WRITTEN REQUEST:
Extract the full listing verbatim and drop any pictures from your copy.

RECORDED INFORMATION:
'''

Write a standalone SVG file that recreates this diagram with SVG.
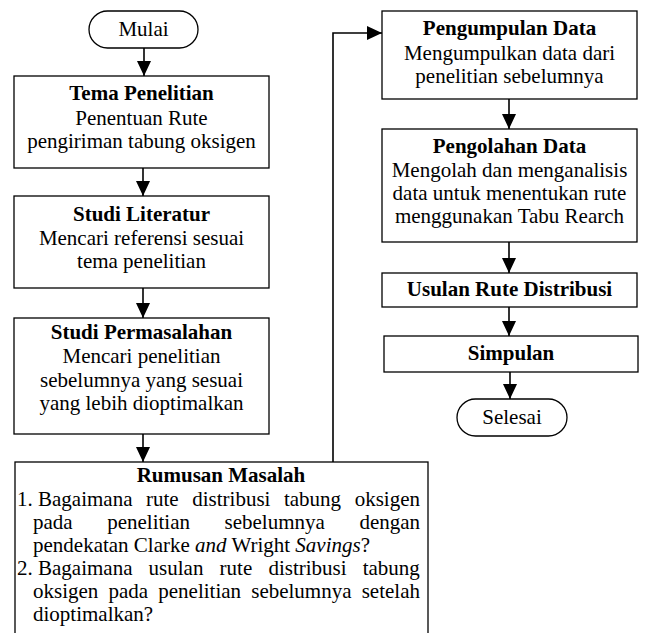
<svg xmlns="http://www.w3.org/2000/svg" width="645" height="633" viewBox="0 0 645 633">
<defs>
<marker id="ah" viewBox="0 0 15 14" refX="15" refY="7" markerWidth="15" markerHeight="14" markerUnits="userSpaceOnUse" orient="auto">
<path d="M0,0 L15,7 L0,14 z" fill="#000"/>
</marker>
<style>
.box{fill:#fff;stroke:#000;stroke-width:1.3}
.t{font-family:"Liberation Serif","Times New Roman",serif;font-size:21px;fill:#000}
.c{text-anchor:middle}
.b{font-weight:bold}
.con{fill:none;stroke:#000;stroke-width:1.6}
</style>
</defs>
<rect width="645" height="633" fill="#fff"/>

<g id="connectors">
<path class="con" d="M144,48 V76" marker-end="url(#ah)"/>
<path class="con" d="M143,168 V196" marker-end="url(#ah)"/>
<path class="con" d="M143,288 V318" marker-end="url(#ah)"/>
<path class="con" d="M143,434 V462" marker-end="url(#ah)"/>
<path class="con" d="M333,462 V33 H382" marker-end="url(#ah)"/>
<path class="con" d="M509,99 V129" marker-end="url(#ah)"/>
<path class="con" d="M509,242 V273" marker-end="url(#ah)"/>
<path class="con" d="M509,307 V336" marker-end="url(#ah)"/>
<path class="con" d="M510,372 V399" marker-end="url(#ah)"/>
</g>

<g id="mulai">
<rect class="box" x="89" y="11" width="109" height="37" rx="18.5"/>
<text class="t c" x="143.5" y="36">Mulai</text>
</g>

<g id="tema">
<rect class="box" x="14" y="76" width="255" height="92"/>
<text class="t c b" x="141.5" y="100">Tema Penelitian</text>
<text class="t c" x="141.5" y="125">Penentuan Rute</text>
<text class="t c" x="141.5" y="148">pengiriman tabung oksigen</text>
</g>

<g id="literatur">
<rect class="box" x="14" y="196" width="255" height="92"/>
<text class="t c b" x="141.5" y="221">Studi Literatur</text>
<text class="t c" x="141.5" y="245">Mencari referensi sesuai</text>
<text class="t c" x="141.5" y="268">tema penelitian</text>
</g>

<g id="permasalahan">
<rect class="box" x="14" y="318" width="255" height="116"/>
<text class="t c b" x="141.5" y="339">Studi Permasalahan</text>
<text class="t c" x="141.5" y="363">Mencari penelitian</text>
<text class="t c" x="141.5" y="387">sebelumnya yang sesuai</text>
<text class="t c" x="141.5" y="410">yang lebih dioptimalkan</text>
</g>

<g id="rumusan">
<rect class="box" x="15" y="462" width="413" height="190"/>
<text class="t c b" x="221" y="482">Rumusan Masalah</text>
<text class="t" x="17" y="506">1.</text>
<text class="t" x="38" y="506" word-spacing="8.3">Bagaimana rute distribusi tabung oksigen</text>
<text class="t" x="33" y="529" word-spacing="29.3">pada penelitian sebelumnya dengan</text>
<text class="t" x="33" y="552">pendekatan Clarke <tspan font-style="italic">and</tspan> Wright <tspan font-style="italic">Savings</tspan>?</text>
<text class="t" x="17" y="575">2.</text>
<text class="t" x="38" y="575" word-spacing="10.9">Bagaimana usulan rute distribusi tabung</text>
<text class="t" x="33" y="598" word-spacing="4.9">oksigen pada penelitian sebelumnya setelah</text>
<text class="t" x="33" y="621">dioptimalkan?</text>
</g>

<g id="pengumpulan">
<rect class="box" x="382" y="11" width="255" height="88"/>
<text class="t c b" x="509.5" y="35">Pengumpulan Data</text>
<text class="t c" x="509.5" y="60">Mengumpulkan data dari</text>
<text class="t c" x="509.5" y="83">penelitian sebelumnya</text>
</g>

<g id="pengolahan">
<rect class="box" x="382" y="129" width="255" height="113"/>
<text class="t c b" x="509.5" y="153">Pengolahan Data</text>
<text class="t c" x="509.5" y="177">Mengolah dan menganalisis</text>
<text class="t c" x="509.5" y="200">data untuk menentukan rute</text>
<text class="t c" x="509.5" y="223">menggunakan Tabu Rearch</text>
</g>

<g id="usulan">
<rect class="box" x="382" y="273" width="255" height="34"/>
<text class="t c b" x="509.5" y="296">Usulan Rute Distribusi</text>
</g>

<g id="simpulan">
<rect class="box" x="384" y="336" width="254" height="36"/>
<text class="t c b" x="511" y="360">Simpulan</text>
</g>

<g id="selesai">
<rect class="box" x="457" y="399" width="110" height="37" rx="18.5"/>
<text class="t c" x="512" y="424">Selesai</text>
</g>
</svg>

'''

FINISHED ANSWER:
Write a standalone SVG file that recreates this diagram with SVG.
<svg xmlns="http://www.w3.org/2000/svg" width="645" height="633" viewBox="0 0 645 633">
<defs>
<marker id="ah" viewBox="0 0 15 14" refX="15" refY="7" markerWidth="15" markerHeight="14" markerUnits="userSpaceOnUse" orient="auto">
<path d="M0,0 L15,7 L0,14 z" fill="#000"/>
</marker>
<style>
.box{fill:#fff;stroke:#000;stroke-width:1.3}
.t{font-family:"Liberation Serif","Times New Roman",serif;font-size:21px;fill:#000}
.c{text-anchor:middle}
.b{font-weight:bold}
.con{fill:none;stroke:#000;stroke-width:1.6}
</style>
</defs>
<rect width="645" height="633" fill="#fff"/>

<g id="connectors">
<path class="con" d="M144,48 V76" marker-end="url(#ah)"/>
<path class="con" d="M143,168 V196" marker-end="url(#ah)"/>
<path class="con" d="M143,288 V318" marker-end="url(#ah)"/>
<path class="con" d="M143,434 V462" marker-end="url(#ah)"/>
<path class="con" d="M333,462 V33 H382" marker-end="url(#ah)"/>
<path class="con" d="M509,99 V129" marker-end="url(#ah)"/>
<path class="con" d="M509,242 V273" marker-end="url(#ah)"/>
<path class="con" d="M509,307 V336" marker-end="url(#ah)"/>
<path class="con" d="M510,372 V399" marker-end="url(#ah)"/>
</g>

<g id="mulai">
<rect class="box" x="89" y="11" width="109" height="37" rx="18.5"/>
<text class="t c" x="143.5" y="36">Mulai</text>
</g>

<g id="tema">
<rect class="box" x="14" y="76" width="255" height="92"/>
<text class="t c b" x="141.5" y="100">Tema Penelitian</text>
<text class="t c" x="141.5" y="125">Penentuan Rute</text>
<text class="t c" x="141.5" y="148">pengiriman tabung oksigen</text>
</g>

<g id="literatur">
<rect class="box" x="14" y="196" width="255" height="92"/>
<text class="t c b" x="141.5" y="221">Studi Literatur</text>
<text class="t c" x="141.5" y="245">Mencari referensi sesuai</text>
<text class="t c" x="141.5" y="268">tema penelitian</text>
</g>

<g id="permasalahan">
<rect class="box" x="14" y="318" width="255" height="116"/>
<text class="t c b" x="141.5" y="339">Studi Permasalahan</text>
<text class="t c" x="141.5" y="363">Mencari penelitian</text>
<text class="t c" x="141.5" y="387">sebelumnya yang sesuai</text>
<text class="t c" x="141.5" y="410">yang lebih dioptimalkan</text>
</g>

<g id="rumusan">
<rect class="box" x="15" y="462" width="413" height="190"/>
<text class="t c b" x="221" y="482">Rumusan Masalah</text>
<text class="t" x="17" y="506">1.</text>
<text class="t" x="38" y="506" word-spacing="8.3">Bagaimana rute distribusi tabung oksigen</text>
<text class="t" x="33" y="529" word-spacing="29.3">pada penelitian sebelumnya dengan</text>
<text class="t" x="33" y="552">pendekatan Clarke <tspan font-style="italic">and</tspan> Wright <tspan font-style="italic">Savings</tspan>?</text>
<text class="t" x="17" y="575">2.</text>
<text class="t" x="38" y="575" word-spacing="10.9">Bagaimana usulan rute distribusi tabung</text>
<text class="t" x="33" y="598" word-spacing="4.9">oksigen pada penelitian sebelumnya setelah</text>
<text class="t" x="33" y="621">dioptimalkan?</text>
</g>

<g id="pengumpulan">
<rect class="box" x="382" y="11" width="255" height="88"/>
<text class="t c b" x="509.5" y="35">Pengumpulan Data</text>
<text class="t c" x="509.5" y="60">Mengumpulkan data dari</text>
<text class="t c" x="509.5" y="83">penelitian sebelumnya</text>
</g>

<g id="pengolahan">
<rect class="box" x="382" y="129" width="255" height="113"/>
<text class="t c b" x="509.5" y="153">Pengolahan Data</text>
<text class="t c" x="509.5" y="177">Mengolah dan menganalisis</text>
<text class="t c" x="509.5" y="200">data untuk menentukan rute</text>
<text class="t c" x="509.5" y="223">menggunakan Tabu Rearch</text>
</g>

<g id="usulan">
<rect class="box" x="382" y="273" width="255" height="34"/>
<text class="t c b" x="509.5" y="296">Usulan Rute Distribusi</text>
</g>

<g id="simpulan">
<rect class="box" x="384" y="336" width="254" height="36"/>
<text class="t c b" x="511" y="360">Simpulan</text>
</g>

<g id="selesai">
<rect class="box" x="457" y="399" width="110" height="37" rx="18.5"/>
<text class="t c" x="512" y="424">Selesai</text>
</g>
</svg>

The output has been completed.